When making her furniture in the 1970s, Saint Phalle used painted polyester as she did with much of her artwork up to this time. The polyester resin was the sturdiest material that the artist could use to create her iconic shapes. Unfortunately, the fumes released when the material was cut, burnt the artist’s lungs and caused her long-term respiratory damage.
One of the first exhibitions showing much of Saint Phalle’s furniture, titled Niki de Saint Phalle, was in 1981 at Galerie Samy Kinge in Paris. When the gallerist Samy Kinge was asked about the most memorable collaboration he had with Saint Phalle he responded:
“Well maybe one of the nicest moments was when Niki decided to make sculptures…every day usable sculptures; there was an armchair, there was a mirror, there were vases..tables, also a stool. I will always remember this exhibition.” (Kinge, Samy. Interview. Conducted by Philippe Ungar. 31 March 2011)
Saint Phalle created “multiple originals” of her art decor (mainly vases) to finance her large-scale projects, specifically The Tarot Garden in Italy. As noted in the MoMA PS1 catalog Niki de Saint Phalle: Structures for Life “…we must reevaluate her unique production model. Her drive toward financial freedom, coupled with her tendency toward overabundance and an excess of contradictory feigns, resulted in a profusion of multiples as well as her decision to license her artwork”.

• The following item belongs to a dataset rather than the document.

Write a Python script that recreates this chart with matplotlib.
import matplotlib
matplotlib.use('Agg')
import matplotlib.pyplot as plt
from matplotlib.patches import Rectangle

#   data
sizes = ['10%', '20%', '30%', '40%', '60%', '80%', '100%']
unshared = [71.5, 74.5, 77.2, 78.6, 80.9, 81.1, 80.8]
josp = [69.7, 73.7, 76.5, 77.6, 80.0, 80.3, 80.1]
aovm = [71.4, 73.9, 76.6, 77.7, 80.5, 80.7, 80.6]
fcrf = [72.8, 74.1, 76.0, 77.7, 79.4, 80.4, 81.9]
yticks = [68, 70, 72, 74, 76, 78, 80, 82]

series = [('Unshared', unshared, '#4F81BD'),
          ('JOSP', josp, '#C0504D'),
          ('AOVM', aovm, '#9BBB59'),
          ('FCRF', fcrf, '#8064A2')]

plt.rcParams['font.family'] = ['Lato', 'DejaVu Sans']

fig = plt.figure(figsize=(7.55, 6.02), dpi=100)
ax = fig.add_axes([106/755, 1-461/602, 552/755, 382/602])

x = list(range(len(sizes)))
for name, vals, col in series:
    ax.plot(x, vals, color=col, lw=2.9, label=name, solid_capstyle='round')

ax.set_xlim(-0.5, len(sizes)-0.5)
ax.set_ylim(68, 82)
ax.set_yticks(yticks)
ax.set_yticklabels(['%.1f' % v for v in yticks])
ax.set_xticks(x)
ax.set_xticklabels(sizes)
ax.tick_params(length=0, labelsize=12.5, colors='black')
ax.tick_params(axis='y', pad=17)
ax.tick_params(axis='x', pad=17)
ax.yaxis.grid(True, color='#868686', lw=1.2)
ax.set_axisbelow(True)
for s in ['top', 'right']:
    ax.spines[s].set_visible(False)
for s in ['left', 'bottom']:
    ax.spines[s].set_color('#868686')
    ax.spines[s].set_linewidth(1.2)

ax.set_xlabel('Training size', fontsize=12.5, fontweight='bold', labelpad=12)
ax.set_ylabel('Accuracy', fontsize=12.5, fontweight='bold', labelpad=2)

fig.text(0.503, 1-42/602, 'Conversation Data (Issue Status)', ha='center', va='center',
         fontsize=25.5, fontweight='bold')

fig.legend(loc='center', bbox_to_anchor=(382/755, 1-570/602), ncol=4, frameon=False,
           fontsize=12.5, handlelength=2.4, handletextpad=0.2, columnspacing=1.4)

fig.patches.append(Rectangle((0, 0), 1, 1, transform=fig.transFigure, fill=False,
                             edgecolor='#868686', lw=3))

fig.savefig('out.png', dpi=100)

After Saint Phalle moved to California she continued creating furniture, this time wanting to make it out of wood. She specifically wanted to make her “serpent chairs” and was very adamant that they had to be comfortable to sit on.
Around 1994, Saint Phalle met professional woodworker Del Cover and for the next seven years, he created over 100 pieces for the artist. This includes the famous Serpent Chairs and Serpent Mirrors. The wood dying process was unique, and Mr. Cover remembers the difficulties to perfect the colors as well as the shapes.

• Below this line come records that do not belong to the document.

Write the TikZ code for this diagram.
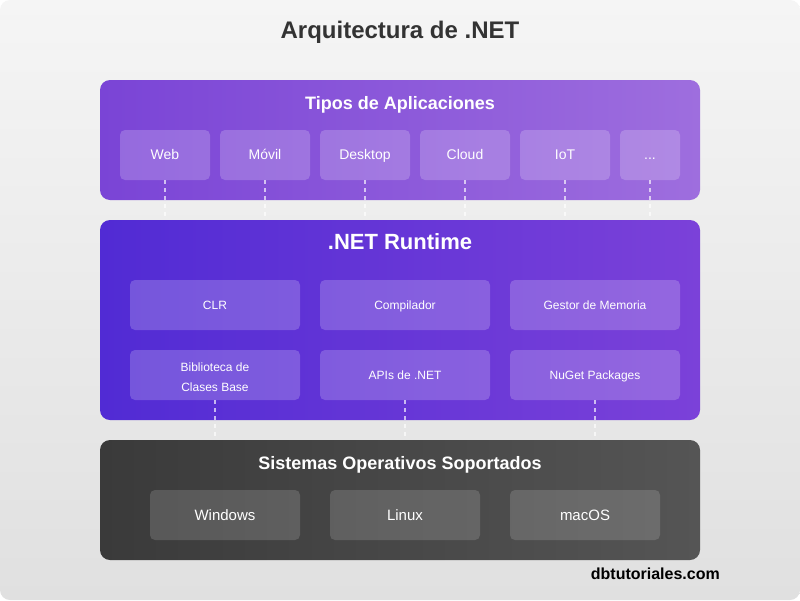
\documentclass[tikz,border=0pt]{standalone}
\usepackage{fontspec}
\setmainfont{Liberation Sans}
\usetikzlibrary{positioning}
\definecolor{bgtop}{HTML}{F5F5F5}
\definecolor{bgbot}{HTML}{E0E0E0}
\definecolor{appL}{HTML}{7A44D6}
\definecolor{appR}{HTML}{9E6EDE}
\definecolor{rtL}{HTML}{512BD4}
\definecolor{rtR}{HTML}{7B41D9}
\definecolor{osL}{HTML}{3A3A3A}
\definecolor{osR}{HTML}{555555}
\definecolor{titlec}{HTML}{333333}
\tikzset{
  layer/.style={rounded corners=10pt, minimum width=600pt, inner sep=0pt, draw=none},
  appbox/.style={text height=9.8pt, text depth=0pt, rounded corners=5pt, fill=white, fill opacity=0.2, text opacity=1, text=white, minimum height=50pt, inner sep=0pt, font=\fontsize{14}{16}\selectfont},
  rtbox/.style={rounded corners=5pt, fill=white, fill opacity=0.2, text opacity=1, text=white, minimum width=170pt, minimum height=50pt, inner sep=0pt, align=center, font=\fontsize{12}{20}\selectfont},
  rtone/.style={rtbox, text height=8.4pt, text depth=0pt},
  osbox/.style={text height=10.5pt, text depth=0pt, rounded corners=5pt, fill=white, fill opacity=0.15, text opacity=1, text=white, minimum width=150pt, minimum height=50pt, inner sep=0pt, font=\fontsize{15}{17}\selectfont},
  layertitle/.style={text height=12.6pt, text depth=0pt, inner sep=0pt, text=white, font=\bfseries\fontsize{18}{20}\selectfont},
  conn/.style={draw=white, draw opacity=0.65, line width=1.5pt, dash pattern=on 4pt off 4pt}
}
\begin{document}
\begin{tikzpicture}[x=1pt,y=-1pt]
\useasboundingbox (0,0) rectangle (800,600);
\fill[white] (0,0) rectangle (800,600);
\shade[top color=bgtop, bottom color=bgbot, rounded corners=10pt] (0,0) rectangle (800,600);
\node[text height=16.8pt, text depth=0pt, inner sep=0pt, text=titlec, font=\bfseries\fontsize{24}{26}\selectfont] (title) at (400,30.5) {Arquitectura de .NET};

% top layer
\node[layer, shade, left color=appL, right color=appR, minimum height=120pt] (apps) at (400,140) {};
\node[layertitle] (appst) at (400,103) {Tipos de Aplicaciones};
\node[appbox, minimum width=90pt] (web) at (165,155) {Web};
\node[appbox, minimum width=90pt] (movil) at (265,155) {Móvil};
\node[appbox, minimum width=90pt] (desk) at (365,155) {Desktop};
\node[appbox, minimum width=90pt] (cloud) at (465,155) {Cloud};
\node[appbox, minimum width=90pt] (iot) at (565,155) {IoT};
\node[appbox, minimum width=60pt] (more) at (650,155) {.{}.{}.};

% runtime layer
\node[layer, shade, left color=rtL, right color=rtR, minimum height=200pt] (rt) at (400,320) {};
\node[text height=15.4pt, text depth=0pt, inner sep=0pt, text=white, font=\bfseries\fontsize{22}{24}\selectfont] (rtt) at (400,242) {.NET Runtime};
\node[rtone] (clr) at (215,305) {CLR};
\node[rtone] (comp) at (405,305) {Compilador};
\node[rtone] (mem) at (595,305) {Gestor de Memoria};
\node[rtbox] (bcl) at (215,375) {};
\node[align=center, text=white, inner sep=0pt, font=\fontsize{12}{20}\selectfont] (bclt) at (215,377) {Biblioteca de\\Clases Base};
\node[rtone] (api) at (405,375) {APIs de .NET};
\node[rtone] (nuget) at (595,375) {NuGet Packages};

% OS layer
\node[layer, shade, left color=osL, right color=osR, minimum height=120pt] (os) at (400,500) {};
\node[layertitle] (ost) at (400,463) {Sistemas Operativos Soportados};
\node[osbox] (win) at (225,515) {Windows};
\node[osbox] (linux) at (405,515) {Linux};
\node[osbox] (mac) at (585,515) {macOS};

% connectors
\foreach \n in {web,movil,desk,cloud,iot,more}
  \draw[conn] (\n.south) -- (\n.south |- rt.north);
\foreach \n in {bcl,api,nuget}
  \draw[conn] (\n.south) -- (\n.south |- os.north);

\node[text height=11.2pt, text depth=0pt, anchor=east, inner sep=0pt, text=black, font=\bfseries\fontsize{16}{18}\selectfont] (wm) at (720,573.4) {dbtutoriales.com};
\end{tikzpicture}
\end{document}
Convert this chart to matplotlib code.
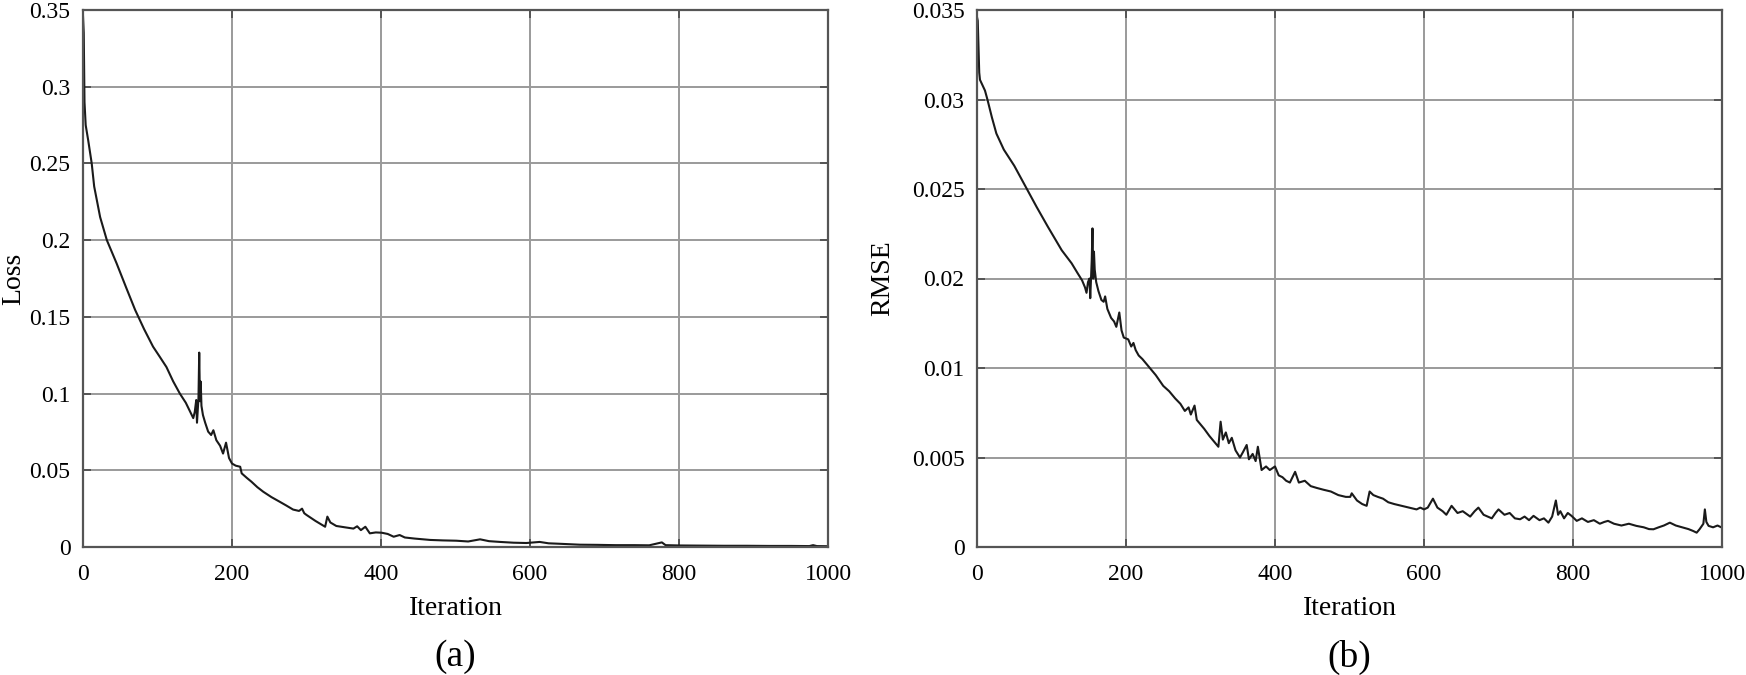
import matplotlib
matplotlib.use('Agg')
import matplotlib.pyplot as plt

# (a) Loss curve
loss_iter = [0, 1, 2, 3.6, 7, 11.7, 15, 23, 32, 45, 58, 70, 82, 94, 103, 112, 121, 130, 138,
             144, 148, 150, 152, 153, 155, 156, 157, 158, 159, 161, 164, 168, 172, 175, 179,
             184, 188, 192, 196, 200, 205, 211, 213, 220, 226, 234, 242, 253, 264, 273, 282,
             290, 294, 297, 300, 312, 325, 328, 332, 340, 352, 363, 368, 373, 379, 385, 393,
             401, 409, 417, 425, 432, 445, 466, 483, 501, 517, 533, 545, 560, 578, 595, 613,
             625, 640, 667, 690, 715, 740, 760, 777, 782, 800, 830, 860, 890, 920, 950, 975,
             980, 985, 1000]
loss_val = [0.346, 0.335, 0.29, 0.275, 0.265, 0.25, 0.235, 0.215, 0.200, 0.185, 0.169, 0.1545,
            0.142, 0.1306, 0.124, 0.1173, 0.108, 0.100, 0.094, 0.088, 0.084, 0.088, 0.0958,
            0.081, 0.097, 0.1267, 0.095, 0.1078, 0.092, 0.086, 0.081, 0.0752, 0.073, 0.0761,
            0.0696, 0.066, 0.0609, 0.068, 0.058, 0.0544, 0.053, 0.0523, 0.048, 0.045, 0.0426,
            0.039, 0.036, 0.0325, 0.0295, 0.027, 0.0244, 0.0235, 0.025, 0.022, 0.0209, 0.017,
            0.0132, 0.0198, 0.016, 0.0137, 0.0128, 0.012, 0.0135, 0.011, 0.0132, 0.0089,
            0.0095, 0.0093, 0.0085, 0.0067, 0.0078, 0.0062, 0.0055, 0.0046, 0.0043, 0.0041,
            0.0036, 0.005, 0.0038, 0.0033, 0.0028, 0.0026, 0.0033, 0.0024, 0.0021, 0.0015,
            0.0014, 0.0012, 0.0012, 0.0011, 0.0030, 0.0012, 0.0010, 0.0009, 0.0008, 0.0008,
            0.0007, 0.0007, 0.0006, 0.0012, 0.0006, 0.0005]

# (b) RMSE curve (in the axis' own grid units, top grid line = 0.03)
rmse_iter = [0, 1, 3, 4, 10.7, 14, 20, 26, 36, 50, 67, 80, 95, 113.7, 127, 135, 141, 145, 147,
             149, 151, 152, 154, 155, 156, 157, 158, 160, 163, 167, 170, 172, 175, 180, 184,
             187, 191, 194, 197, 203, 207, 210, 213, 217, 222, 226, 232, 240, 250, 258, 266,
             273, 279, 284, 287, 292, 295, 299, 305, 312, 318, 324, 327, 330, 334, 338, 342,
             347, 353, 357, 362, 365, 370, 374, 377, 382, 388, 393, 400, 405, 410, 415, 420,
             427, 432, 440, 448, 456, 465, 475, 485, 495, 501, 503, 510, 517, 523, 527, 532,
             538, 545, 552, 560, 570, 580, 590, 595, 600, 605, 612, 618, 625, 630, 637, 645,
             652, 662, 668, 673, 680, 691, 696, 700, 708, 715, 722, 729, 735, 741, 747, 755,
             761, 767, 772, 777, 780, 783, 788, 793, 798, 805, 812, 820, 828, 836, 842, 847,
             855, 865, 875, 885, 895, 902, 908, 915, 922, 930, 938, 948, 955, 961, 966, 970,
             973, 975, 977, 979, 982, 988, 994, 1000]
rmse_val = [0.0296, 0.0294, 0.0265, 0.0261, 0.0255, 0.0250, 0.0240, 0.0231, 0.0222, 0.0213,
            0.0200, 0.0190, 0.0179, 0.01658, 0.01585, 0.0153, 0.0149, 0.0145, 0.0142, 0.0148,
            0.0150, 0.0139, 0.0160, 0.0178, 0.0150, 0.0165, 0.0155, 0.0148, 0.0143, 0.0138,
            0.0137, 0.0140, 0.0133, 0.0128, 0.0126, 0.0123, 0.0131, 0.0121, 0.0117, 0.0116,
            0.0112, 0.0114, 0.0110, 0.0107, 0.0105, 0.0103, 0.0100, 0.0096, 0.0090, 0.0087,
            0.0083, 0.0080, 0.0076, 0.0078, 0.0074, 0.0079, 0.0071, 0.0069, 0.0066, 0.0062,
            0.0059, 0.0056, 0.0070, 0.0060, 0.0064, 0.0058, 0.0061, 0.0054, 0.0050, 0.0053,
            0.0057, 0.0049, 0.0052, 0.0048, 0.0056, 0.0043, 0.0045, 0.0043, 0.0045, 0.0040,
            0.0039, 0.0037, 0.0036, 0.0042, 0.0036, 0.0037, 0.0034, 0.0033, 0.0032, 0.0031,
            0.0029, 0.0028, 0.0028, 0.0030, 0.0026, 0.0024, 0.0023, 0.0031, 0.0029, 0.0028,
            0.0027, 0.0025, 0.0024, 0.0023, 0.0022, 0.0021, 0.0022, 0.0021, 0.0022, 0.0027,
            0.0022, 0.0020, 0.0018, 0.0023, 0.0019, 0.0020, 0.0017, 0.0020, 0.0022, 0.0018,
            0.0016, 0.0019, 0.0021, 0.0018, 0.0019, 0.0016, 0.00155, 0.0017, 0.0015, 0.00174,
            0.0015, 0.0016, 0.00136, 0.0017, 0.0026, 0.0018, 0.0020, 0.0016, 0.0019, 0.00174,
            0.00146, 0.0016, 0.0014, 0.0015, 0.0013, 0.0014, 0.00146, 0.0013, 0.0012, 0.0013,
            0.00118, 0.0011, 0.0010, 0.00099, 0.0011, 0.0012, 0.00136, 0.0012, 0.00108, 0.0010,
            0.0009, 0.0008, 0.0010, 0.00118, 0.0013, 0.0021, 0.0014, 0.00118, 0.0011, 0.0012,
            0.00108]

x_ticks = [0, 200, 400, 600, 800, 1000]
loss_ticks = [0, 0.05, 0.1, 0.15, 0.2, 0.25, 0.3, 0.35]
loss_tick_labels = ['0', '0.05', '0.1', '0.15', '0.2', '0.25', '0.3', '0.35']
rmse_ticks = [0, 0.005, 0.01, 0.015, 0.02, 0.025, 0.03]
rmse_tick_labels = ['0', '0.005', '0.01', '0.02', '0.025', '0.03', '0.035']

plt.rcParams['font.family'] = ['Liberation Serif', 'DejaVu Serif']

W, H = 1746, 675
fig = plt.figure(figsize=(W / 100, H / 100), dpi=100)

def make_ax(left_px):
    return fig.add_axes([left_px / W, (H - 547) / H, 745 / W, 537 / H])

ax1 = make_ax(83)
ax2 = make_ax(977)

# last number: px from the axis to the right edge of the (rotated) y label
panels = [
    (ax1, loss_iter, loss_val, loss_ticks, loss_tick_labels, (0, 0.35), 'Loss', -57, '(a)'),
    (ax2, rmse_iter, rmse_val, rmse_ticks, rmse_tick_labels, (0, 0.03), 'RMSE', -82, '(b)'),
]

for ax, xs, ys, yt, ytl, ylim, ylab, ylab_dx, tag in panels:
    ax.plot(xs, ys, color='#1a1a1a', lw=1.5)
    ax.set_xlim(0, 1000)
    ax.set_ylim(*ylim)
    ax.set_xticks(x_ticks)
    ax.set_yticks(yt)
    ax.set_yticklabels(ytl)
    ax.grid(True, color='#9a9a9a', lw=1.4)
    ax.set_axisbelow(True)
    for s in ax.spines.values():
        s.set_color('#555555')
        s.set_linewidth(1.6)
    ax.tick_params(direction='in', top=True, right=True, length=6, width=1.4,
                   color='#555555', labelsize=17)
    ax.tick_params(axis='x', pad=12)
    ax.tick_params(axis='y', pad=9)
    ax.set_xlabel('Iteration', fontsize=20, labelpad=8)
    ax.set_ylabel(ylab, fontsize=20)
    ax.yaxis.set_label_coords(ylab_dx / 745, 0.5)
    pos = ax.get_position()
    fig.text((pos.x0 + pos.x1) / 2, 1 - 657 / H, tag, ha='center', va='center', fontsize=27)

fig.savefig('out.png', dpi=100)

“It was quite a challenge because what Niki would come up with in designs were not things that you would normally try to do in wood and I don’t know how many times I’d have to say “Niki, I can’t - wood doesn’t do that but here’s what we can do” and then I’d try to find a way to get what she wanted and it was quite the challenge. A lot of engineering went into these pieces cause they’re not standard format for what you’d normally build.” (Cover, Del. Interview. Conducted by Philippe Ungar. 1 Nov. 2013)
With her beautifully artistic yet functional (and comfortable!) furniture pieces, Saint Phalle gives the art enthusiast a chance to bring a little bit of herself into their home.

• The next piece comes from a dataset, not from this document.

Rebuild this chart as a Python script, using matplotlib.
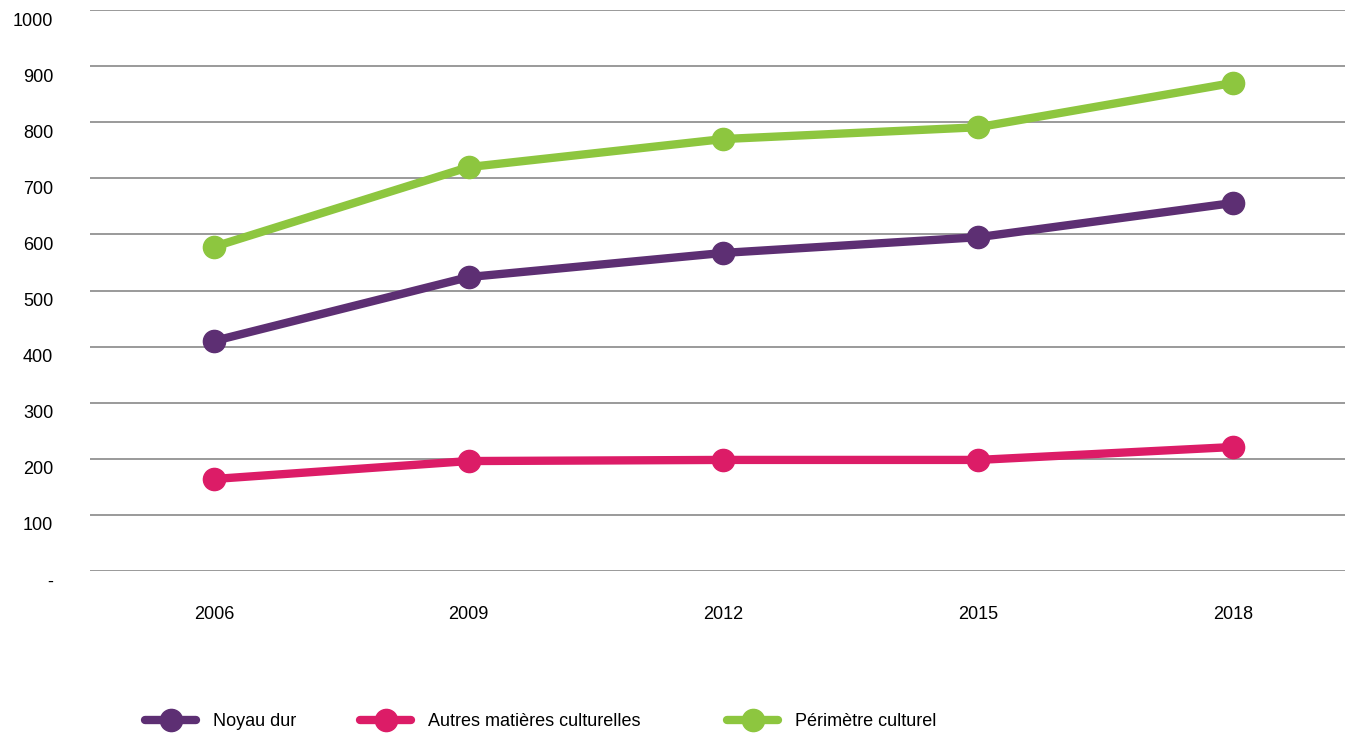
import matplotlib.pyplot as plt
from matplotlib.transforms import ScaledTranslation
from matplotlib import font_manager

years = ['2006', '2009', '2012', '2015', '2018']
noyau_dur = [410, 524, 567, 595, 656]
autres_matieres = [164, 196, 198, 198, 221]
perimetre = [578, 720, 770, 791, 870]

y_ticks = [0, 100, 200, 300, 400, 500, 600, 700, 800, 900, 1000]
y_tick_labels = ['-', '100', '200', '300', '400', '500', '600', '700', '800', '900', '1000']

SERIES = [
    ('Noyau dur', noyau_dur, '#5d2f73'),
    ('Autres matières culturelles', autres_matieres, '#dc1c67'),
    ('Périmètre culturel', perimetre, '#8dc63f'),
]
# left edge (px) of each legend entry along the bottom
LEGEND_X = [145, 360, 727]

names = {f.name for f in font_manager.fontManager.ttflist}
family = 'Liberation Sans Narrow' if 'Liberation Sans Narrow' in names else 'Liberation Sans'
plt.rcParams['font.family'] = [family, 'DejaVu Sans']

fig = plt.figure(figsize=(13.45, 7.37), dpi=100)
ax = fig.add_axes([90 / 1345, 1 - 571 / 737, 1 - 90 / 1345, (571 - 10) / 737])

x = list(range(len(years)))
lines = []
for label, values, color in SERIES:
    ln, = ax.plot(x, values, color=color, linewidth=6, marker='o', markersize=16,
                  solid_capstyle='round', label=label, zorder=3)
    lines.append(ln)

ax.set_xlim(-0.487, 4.44)
ax.set_ylim(0, 1000)
ax.set_xticks(x)
ax.set_xticklabels(years, fontsize=13)
ax.set_yticks(y_ticks)
ax.set_yticklabels(y_tick_labels, fontsize=13)
ax.tick_params(axis='both', length=0)
ax.tick_params(axis='x', pad=25)
ax.tick_params(axis='y', pad=26.5)

# labels sit a little below their gridlines
offset = ScaledTranslation(0, -0.09, fig.dpi_scale_trans)
for lbl in ax.get_yticklabels():
    lbl.set_transform(lbl.get_transform() + offset)

ax.grid(axis='y', color='#9a9a9a', linewidth=1.4)
ax.set_axisbelow(True)
for spine in ax.spines.values():
    spine.set_visible(False)

for ln, lx in zip(lines, LEGEND_X):
    fig.legend(handles=[ln], loc='center left', bbox_to_anchor=(lx / 1345, 1 - 722 / 737),
               frameon=False, fontsize=13, handlelength=2.85, handletextpad=0.9,
               borderpad=0, borderaxespad=0)

fig.savefig('out.png', dpi=100)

“My house is a sanctuary where I dream, where I am with myself. I made 2 armchairs, a table, the stool, a mirror and lamps. My snake lamps are objects to be tamed. They definitely need flowers and plants, though.” (Saint Phalle, Niki de. “Möbel für mich selbst gemacht” Architektur & Wohnen, 2 June 1981, pp 139-143.)
In 1999, Saint Phalle donated many of her decorative art pieces to the prestigious Musée des Arts Décoratifs in Paris. The list included chairs, tables, vases, lamps, carpets, and elements from films that remain as part of the museum’s permanent collection.
A collection of Niki de Saint Phalle’s furniture and decorative arts is currently being shown at the Mingei International Museum in an exhibition titled “Niki and Mingei”, whereas the term “mingei” here hints both at the artist’s relationship to the Museum while residing in San Diego, as well as “folk art with functionality in form and design”. The exhibition is on view until October 2nd, 2022.